A practical rule is to use images that reflect your current hairstyle, body type, facial hair, and style.

If your look has changed significantly, update your profile immediately.

What makes a bad dating app photo beyond appearance?

Bad background choices

A cluttered bedroom, messy kitchen, dirty mirror, or chaotic party scene can distract from your face and suggest disorganization.

Backgrounds matter because they create the first impression of your lifestyle.

Simple, tidy settings work best.

Parks, city streets, cafés, and clean indoor spaces usually keep the focus on you without adding visual noise.

Unnatural expressions

A forced smile, blank stare, or overly serious pose can make a photo feel stiff.

People generally respond better to relaxed expressions that seem confident and approachable.

The best expression is usually one that looks like you were genuinely enjoying the moment.

A natural smile often performs better than a pose that feels rehearsed.

Photos that signal negativity or risk

Images with visible exes, alcohol abuse cues, aggressive body language, middle-finger gestures, or explicit content can quickly push people away.

Dating apps are fast judgment environments, and risky cues tend to get filtered out immediately.

Even if the photo feels funny or edgy to you, another user may read it as immature, untrustworthy, or emotionally unavailable.

How many good photos should a dating profile have?

Most dating profiles perform best with a mix of 4 to 6 strong images.

That usually includes a clear headshot, a full-body photo, one social or activity photo, and one image that shows personality.

  • Photo 1: clear solo headshot
  • Photo 2: full-body image in good light
  • Photo 3: candid or lifestyle photo
  • Photo 4: hobby, travel, or social context

The point is balance.

A profile with only selfies feels narrow, while a profile with only action shots can feel vague.

Good variety helps a potential match understand both your appearance and your lifestyle.

How to improve a bad dating app photo fast

If you already have a weak photo set, you do not need a professional shoot to fix it.

Small changes often create the biggest improvement.

  • Retake the first photo in natural light
  • Remove heavy filters and face editing
  • Crop out cluttered backgrounds
  • Replace distant or blurry images
  • Add one photo that shows your full body
  • Use recent images that match your current look

Ask a friend to take a few candid shots while you talk, walk, or do something active.

Candid photos often look better than posed images because they capture relaxed expressions and more believable body language.

What makes a dating app photo feel trustworthy?

Trust usually comes from consistency.

If every image looks like the same real person in different settings, the profile feels authentic and easy to evaluate.

Profiles feel more trustworthy when the photos are sharp, recent, varied, and free of obvious manipulation.

Consistency between appearance, style, and bio also matters, because mismatched signals can make users skeptical.
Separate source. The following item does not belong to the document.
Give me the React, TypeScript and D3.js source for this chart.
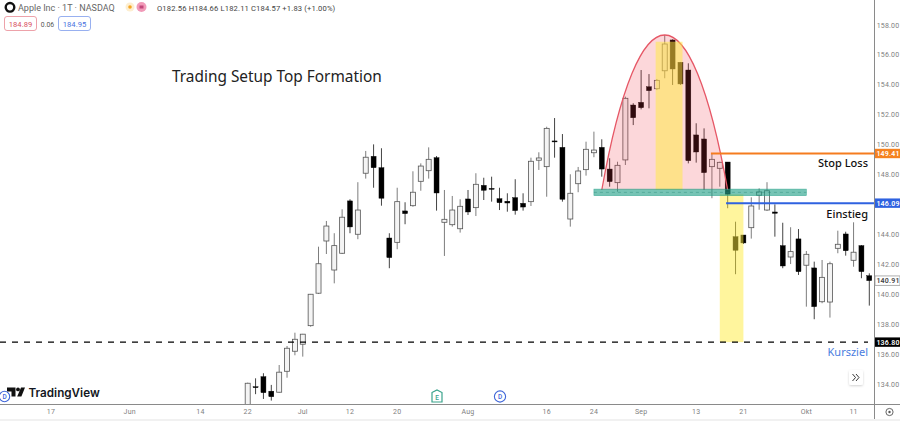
import React from "react";
import * as d3 from "d3";

// Candle values
const opens = [132.6,133.82,134.49,133.52,133.45,134.85,136.19,136.66,137.9,140.07,143.56,141.62,142.74,146.24,144.01,148.09,149.22,148.46,143.76,143.47,145.57,145.92,147.55,148.26,149.13,144.81,144.65,144.38,146.37,145.79,147.28,147.08,146.39,146.22,146.46,146.08,146.19,148.96,148.53,150.25,149.82,145.03,147.39,148.33,149.46,149.82,148.37,147.46,148.98,152.65,152.83,153.87,153.74,154.94,157.0,155.51,154.99,150.65,150.38,148.53,148.42,148.84,143.85,143.96,144.45,146.62,145.63,145.5,143.25,142.49,143.7,141.94,141.76,139.5,139.48,143.07,144.03,142.27,143.25,141.24];
const highs = [134.09,134.38,134.72,133.94,135.27,136.54,137.43,137.35,140.02,143.18,144.9,144.08,145.68,146.35,147.49,149.58,150.02,149.76,144.08,147.12,146.15,148.22,148.75,149.82,149.24,146.97,146.57,146.35,146.97,148.09,147.79,147.86,147.12,146.75,147.69,146.75,149.13,149.49,151.2,151.78,150.71,148.02,148.51,150.2,150.87,150.36,149.09,148.86,153.21,152.77,154.99,154.72,154.39,157.33,157.04,155.53,155.44,151.43,151.09,149.44,148.86,148.84,144.85,143.96,146.48,147.08,147.49,146.01,144.78,144.48,144.36,142.89,142.18,142.29,142.18,144.25,144.18,144.81,143.29,141.4];
const lows = [132.4,133.32,133.0,132.89,133.42,134.42,135.92,135.83,137.83,140.02,142.69,140.73,142.69,144.08,143.68,147.73,147.12,145.92,141.74,143.01,144.68,145.85,146.92,147.73,145.59,142.56,144.52,144.12,145.3,145.23,146.3,146.19,145.63,145.52,145.32,145.59,145.9,148.31,146.52,149.13,146.19,144.52,146.82,147.93,149.16,147.86,147.19,146.86,148.64,151.31,152.36,152.43,153.65,154.44,153.99,153.99,148.75,148.8,146.97,146.42,147.19,145.75,141.34,143.36,143.72,145.65,145.57,143.85,141.74,142.02,141.29,139.17,138.33,139.4,138.44,142.74,142.58,141.84,141.07,139.24];
const closes = [134.05,133.76,133.42,133.15,134.79,136.39,136.99,137.33,140.0,142.04,144.56,143.25,145.15,144.5,145.63,149.16,148.46,146.42,142.45,146.19,145.39,146.82,148.57,149.02,146.77,145.01,145.63,145.88,145.5,147.35,146.95,147.02,146.12,146.1,145.59,145.83,148.89,149.11,151.09,150.2,146.35,146.75,148.24,149.69,149.64,148.37,147.53,148.62,153.1,151.8,152.47,153.61,154.3,156.73,155.06,154.06,148.93,149.51,148.13,149.02,148.82,146.68,142.94,143.43,145.9,146.84,146.92,145.41,141.89,142.85,141.51,142.67,139.17,141.13,142.04,143.34,142.91,142.81,141.51,140.91];

// Axis contents
const priceTicks = [134,136,138,140,142,144,146,148,150,152,154,156,158];
const dateLabels = ["17","Jun","14","22","Jul","12","20","Aug","16","24","Sep","13","21","Okt","11"];
const dateIndex = [-25,-15,-6,0,7,13,19,28,38,44,50,57,63,71,77];

// Annotation levels
const stopLoss = 149.41;
const entry = 146.09;
const target = 136.8;
const lastClose = 140.91;
const zoneTop = 147.03;
const zoneBottom = 146.59;
const domeBase = 146.97;
const domePeak = 157.33;
const bandTop = 156.88;

const W = 900, H = 421;
const FONT = "Roboto, 'Liberation Sans', sans-serif";
const NOTE = "'Noto Sans', 'Open Sans', sans-serif";

const x = d3.scaleLinear().domain([0, 79]).range([247.7, 869.3]);
const y = d3.scaleLinear().domain([134, 158]).range([384, 25]);

function domePath(): string {
  const p = d3.path();
  const ctrlPrice = domeBase + (4 / 3) * (domePeak - domeBase);
  p.moveTo(x(45), y(domeBase));
  p.bezierCurveTo(x(49.7), y(ctrlPrice), x(56.3), y(ctrlPrice), x(61), y(domeBase));
  return p.toString();
}

function Tag({ value, bg, fg, border }: { value: number; bg: string; fg: string; border?: string }) {
  const cy = y(value);
  return (
    <g>
      <rect x={875} y={cy - 4.7} width={25} height={9.4} fill={bg} stroke={border ?? "none"} strokeWidth={border ? 0.8 : 0} />
      <text x={888} y={cy + 2.5} textAnchor="middle" fontSize={7} fontWeight={600} letterSpacing={0.2} fill={fg} fontFamily={FONT}>
        {value.toFixed(2)}
      </text>
    </g>
  );
}

export default function App() {
  const bw = 5;
  const candles = opens.map((o, i) => {
    const c = closes[i];
    const up = c >= o;
    const top = y(Math.max(o, c));
    const bot = y(Math.min(o, c));
    return (
      <g key={i}>
        <line x1={x(i)} x2={x(i)} y1={y(highs[i])} y2={y(lows[i])} stroke={up ? "#7d7d7d" : "#444"} strokeWidth={1} />
        <rect
          x={x(i) - bw / 2}
          y={top}
          width={bw}
          height={Math.max(bot - top, 1)}
          fill={up ? "#f4f4f4" : "#000"}
          stroke={up ? "#555" : "#000"}
          strokeWidth={up ? 0.8 : 0.4}
        />
      </g>
    );
  });

  return (
    <svg width={W} height={H} viewBox={`0 0 ${W} ${H}`} style={{ position: "absolute", left: 0, top: 0, background: "#fff" }}>
      <defs>
        <clipPath id="pane"><rect x={0} y={0} width={874.5} height={404} /></clipPath>
        <filter id="btnShadow" x="-30%" y="-30%" width="160%" height="160%">
          <feDropShadow dx={0} dy={1} stdDeviation={1} floodColor="#000" floodOpacity={0.18} />
        </filter>
      </defs>

      <g clipPath="url(#pane)">
        {candles}

        {/* top-formation dome and the yellow boxes */}
        <path d={domePath()} fill="rgba(242,54,69,0.2)" stroke="#e65766" strokeWidth={1.3} />
        <rect x={x(52) - 1.2} y={y(bandTop)} width={x(55.26) - x(52) + 1.2} height={y(domeBase) - y(bandTop)} fill="rgba(255,235,59,0.5)" />
        <rect x={x(60)} y={y(146.68)} width={x(63) - x(60)} height={y(target) - y(146.68)} fill="rgba(255,235,59,0.5)" />

        {/* entry zone */}
        <rect x={x(44)} y={y(zoneTop)} width={x(71) - x(44)} height={y(zoneBottom) - y(zoneTop)} fill="rgba(34,160,135,0.62)" stroke="rgba(34,160,135,0.7)" strokeWidth={0.6} />
        <line x1={x(44)} x2={x(71)} y1={(y(zoneTop) + y(zoneBottom)) / 2} y2={(y(zoneTop) + y(zoneBottom)) / 2} stroke="rgba(30,130,110,0.6)" strokeWidth={0.6} strokeDasharray="3 3" />

        {/* levels */}
        <line x1={x(59) - 1} x2={875} y1={y(stopLoss)} y2={y(stopLoss)} stroke="#f57c1f" strokeWidth={2} />
        <line x1={x(60.8)} x2={875} y1={y(entry)} y2={y(entry)} stroke="#2f62e0" strokeWidth={2} />
        <line x1={0} x2={868} y1={y(target)} y2={y(target)} stroke="#000" strokeWidth={1.3} strokeDasharray="6 6" />
      </g>

      {/* annotations */}
      <text x={172} y={82} fontFamily={NOTE} fontSize={15.4} fill="#222">Trading Setup Top Formation</text>
      <text x={868} y={167} textAnchor="end" fontFamily={NOTE} fontSize={11} fontWeight={500} fill="#111">Stop Loss</text>
      <text x={868} y={218} textAnchor="end" fontFamily={NOTE} fontSize={11} fontWeight={500} fill="#111">Einstieg</text>
      <text x={868} y={356} textAnchor="end" fontFamily={NOTE} fontSize={11} fill="#4a7de0">Kursziel</text>

      {/* axes */}
      <line x1={874.5} x2={874.5} y1={0} y2={421} stroke="#8a8a8a" strokeWidth={1} />
      <line x1={0} x2={900} y1={404.5} y2={404.5} stroke="#8a8a8a" strokeWidth={1} />
      <rect x={0} y={419} width={900} height={2} fill="#f1f1f1" />
      {priceTicks.map((t) => (
        <text key={t} x={888} y={y(t) + 2.5} textAnchor="middle" fontFamily={FONT} fontSize={7} letterSpacing={0.2} fill="#808080">
          {t.toFixed(2)}
        </text>
      ))}
      {dateLabels.map((d, i) => (
        <text key={d + i} x={x(dateIndex[i])} y={414} textAnchor="middle" fontFamily={FONT} fontSize={7} letterSpacing={0.2} fill="#808080">
          {d}
        </text>
      ))}
      <Tag value={stopLoss} bg="#f58220" fg="#fff" />
      <Tag value={entry} bg="#2f62e0" fg="#fff" />
      <Tag value={lastClose} bg="#fff" fg="#444" border="#9a9a9a" />
      <Tag value={target} bg="#000" fg="#fff" />

      {/* settings gear */}
      <circle cx={889.5} cy={412} r={3.6} fill="none" stroke="#555" strokeWidth={0.9} />
      <circle cx={889.5} cy={412} r={1.2} fill="#555" />

      {/* scroll button */}
      <rect x={849} y={370} width={14} height={15} rx={2} fill="#fff" filter="url(#btnShadow)" />
      <path d="M852.5 374l3 3.5-3 3.5M856 374l3 3.5-3 3.5" fill="none" stroke="#222" strokeWidth={0.9} />

      {/* logo */}
      <path d="M7 387.5h8.5v9h-4v-5H7z" fill="#111" />
      <circle cx={18} cy={389.4} r={1.9} fill="#111" />
      <path d="M21 387.5h4l-3.6 9h-4.2z" fill="#111" />
      <text x={28.5} y={396.5} fontFamily="Inter, Roboto, sans-serif" fontWeight={600} fontSize={11.7} fill="#131722">TradingView</text>

      {/* event markers */}
      <circle cx={4.5} cy={396.5} r={5.2} fill="#fff" stroke="#3f66d8" strokeWidth={1.1} />
      <text x={4.5} y={399} textAnchor="middle" fontFamily={FONT} fontSize={6.5} fontWeight={500} fill="#3f66d8">D</text>
      <path d="M432 392.5l5-2.5 5 2.5V402h-10z" fill="#fff" stroke="#3aa38c" strokeWidth={1.2} />
      <text x={437} y={399.5} textAnchor="middle" fontFamily={FONT} fontSize={6.5} fontWeight={500} fill="#3aa38c">E</text>
      <circle cx={500} cy={396.5} r={5.6} fill="#fff" stroke="#3f66d8" strokeWidth={1.1} />
      <text x={500} y={399} textAnchor="middle" fontFamily={FONT} fontSize={6.5} fontWeight={500} fill="#3f66d8">D</text>

      {/* header */}
      <circle cx={10} cy={7.3} r={4.3} fill="none" stroke="#111" strokeWidth={2.4} />
      <text x={18} y={11} fontFamily={FONT} fontSize={9} fill="#666">Apple Inc · 1T · NASDAQ</text>
      <circle cx={130} cy={7} r={4.5} fill="#fdeed0" />
      <circle cx={130} cy={7} r={1.8} fill="#f5a623" />
      <circle cx={141.5} cy={7} r={5} fill="#f19ab8" />
      <rect x={139.5} y={5.5} width={4} height={3} fill="#c2477a" />
      <text x={157} y={10.5} fontFamily={FONT} fontSize={7.6} letterSpacing={0.15} fill="#444">O182.56  H184.66  L182.11  C184.57  +1.83 (+1.00%)</text>
      <rect x={4.5} y={16.5} width={32} height={14} rx={2.5} fill="#fff" stroke="#e88a94" strokeWidth={0.8} />
      <text x={20.5} y={26.5} textAnchor="middle" fontFamily={FONT} fontSize={7.6} fill="#d8505f">184.89</text>
      <text x={47.5} y={26.5} textAnchor="middle" fontFamily={FONT} fontSize={6.8} fill="#555">0.06</text>
      <rect x={58.5} y={16.5} width={32} height={14} rx={2.5} fill="#fff" stroke="#7d9cec" strokeWidth={0.8} />
      <text x={74.5} y={26.5} textAnchor="middle" fontFamily={FONT} fontSize={7.6} fill="#4a72e0">184.95</text>
    </svg>
  );
}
Trust-building photo traits

  • Clear visibility of the face
  • Natural lighting
  • Recent images
  • Minimal editing
  • Balanced mix of solo and contextual shots
  • Relaxed, confident expressions

Common dating app photo mistakes to avoid

Some mistakes are so common they deserve special attention because they quietly hurt performance across almost every app.

  • Using only one photo
  • Posting cropped group pictures
  • Uploading images from old events that no longer reflect your life
  • Standing too far away in every shot
  • Using the same angle repeatedly
  • Choosing photos that hide your eyes
  • Adding captions or visuals that feel sarcastic or defensive

These issues do not always make a profile unusable, but they can make it harder for the right person to feel interest quickly.

Since dating apps reward fast decision-making, small photo problems have outsized effects.

What a strong dating app photo should do

A strong photo should answer three questions immediately: what do you look like, what kind of energy do you have, and why might someone want to learn more?

If the answer is unclear, the image is probably underperforming.

The best dating app photos combine visibility, honesty, and personality.

They do not need to be professionally shot, but they should be intentional, recent, and easy to read.